_AIM OF THE TASK_: Give only one thing: the number of lines that include the word "this".

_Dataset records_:
****
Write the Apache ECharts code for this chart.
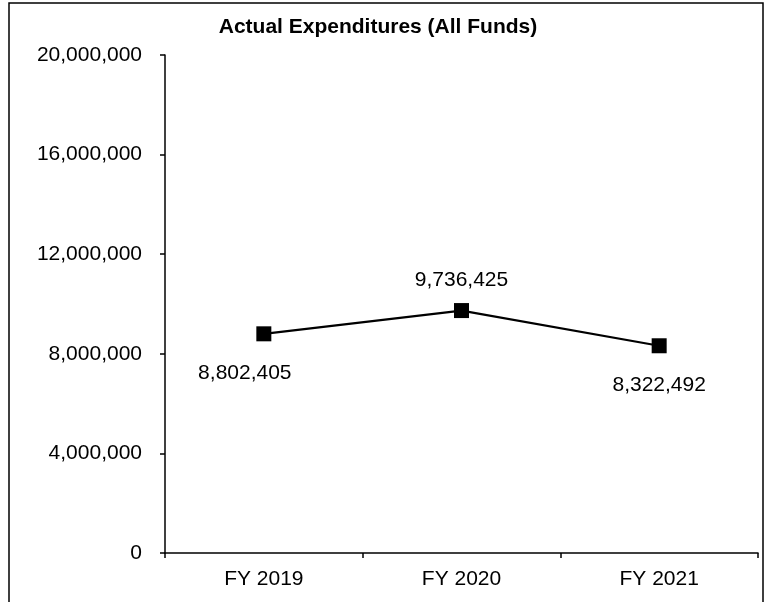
<!DOCTYPE html>
<html>
<head>
<meta charset="utf-8">
<style>
  html, body { margin: 0; padding: 0; background: #fff; }
  #chart { width: 768px; height: 602px; }
</style>
<script src="https://cdn.jsdelivr.net/npm/echarts@6/dist/echarts.min.js"></script>
</head>
<body>
<div id="chart"></div>
<script>
// Fiscal years and total expenditures (all funds)
const categories = ['FY 2019', 'FY 2020', 'FY 2021'];
const expenditures = [8802405, 9736425, 8322492];
const yTicks = [0, 4000000, 8000000, 12000000, 16000000, 20000000];

const FONT = '"Liberation Sans", Arial, sans-serif';
const fmt = v => v.toLocaleString('en-US');

// Per-point label placement: first and last below the marker, middle above
const labelPlacement = [
  { position: 'bottom', distance: 21, offset: [-19, 0] },
  { position: 'top', distance: 12, offset: [0, 0] },
  { position: 'bottom', distance: 21, offset: [0, 0] }
];

const seriesData = expenditures.map((v, i) => ({
  value: v,
  label: labelPlacement[i]
}));

const chart = echarts.init(document.getElementById('chart'), null, { renderer: 'canvas' });

chart.setOption({
  backgroundColor: '#ffffff',
  animation: false,
  textStyle: { fontFamily: FONT, color: '#000' },
  title: {
    text: 'Actual Expenditures (All Funds)',
    left: 373,
    textAlign: 'center',
    top: 12,
    textStyle: { fontFamily: FONT, fontSize: 21, fontWeight: 'bold', color: '#000' }
  },
  grid: { left: 165, right: 10, top: 55, bottom: 49, containLabel: false },
  xAxis: {
    type: 'category',
    data: categories,
    boundaryGap: true,
    axisLine: { lineStyle: { color: '#000', width: 1.5 } },
    axisTick: { show: true, alignWithLabel: false, length: 5, lineStyle: { color: '#000', width: 1.5 } },
    axisLabel: { fontFamily: FONT, fontSize: 21, color: '#000', margin: 16 },
    splitLine: { show: false }
  },
  yAxis: {
    type: 'value',
    min: yTicks[0],
    max: yTicks[yTicks.length - 1],
    interval: yTicks[1] - yTicks[0],
    axisLine: { show: true, lineStyle: { color: '#000', width: 1.5 } },
    axisTick: { show: true, length: 5, lineStyle: { color: '#000', width: 1.5 } },
    axisLabel: { fontFamily: FONT, fontSize: 21, color: '#000', margin: 23, formatter: fmt },
    splitLine: { show: false }
  },
  series: [{
    type: 'line',
    data: seriesData,
    symbol: 'rect',
    symbolSize: 15,
    lineStyle: { color: '#000', width: 2.2 },
    itemStyle: { color: '#000' },
    label: {
      show: true,
      fontFamily: FONT,
      fontSize: 21,
      color: '#000',
      formatter: p => fmt(p.value)
    }
  }],
  graphic: [{
    type: 'rect',
    shape: { x: 9, y: 3, width: 754, height: 640 },
    style: { fill: null, stroke: '#000', lineWidth: 1.5 },
    silent: true,
    z: 100
  }]
});
</script>
</body>
</html>
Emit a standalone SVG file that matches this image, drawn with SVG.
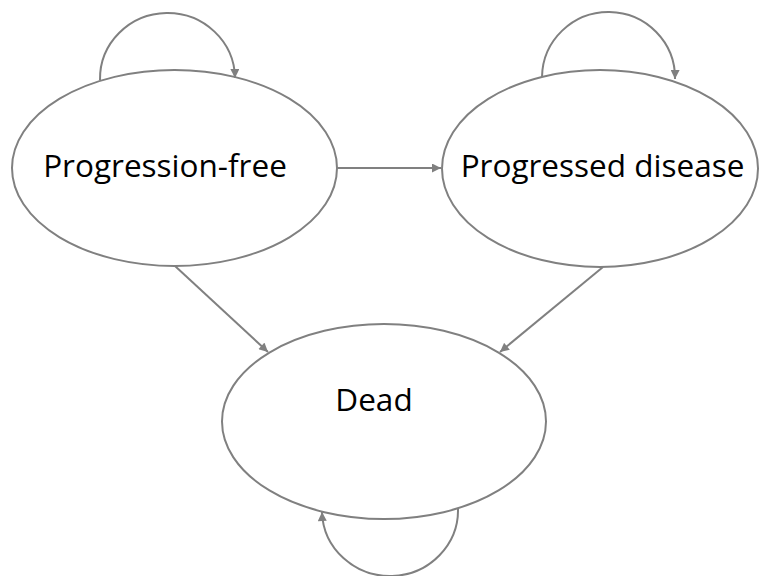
****
_EXERCISE OUTPUT_: 2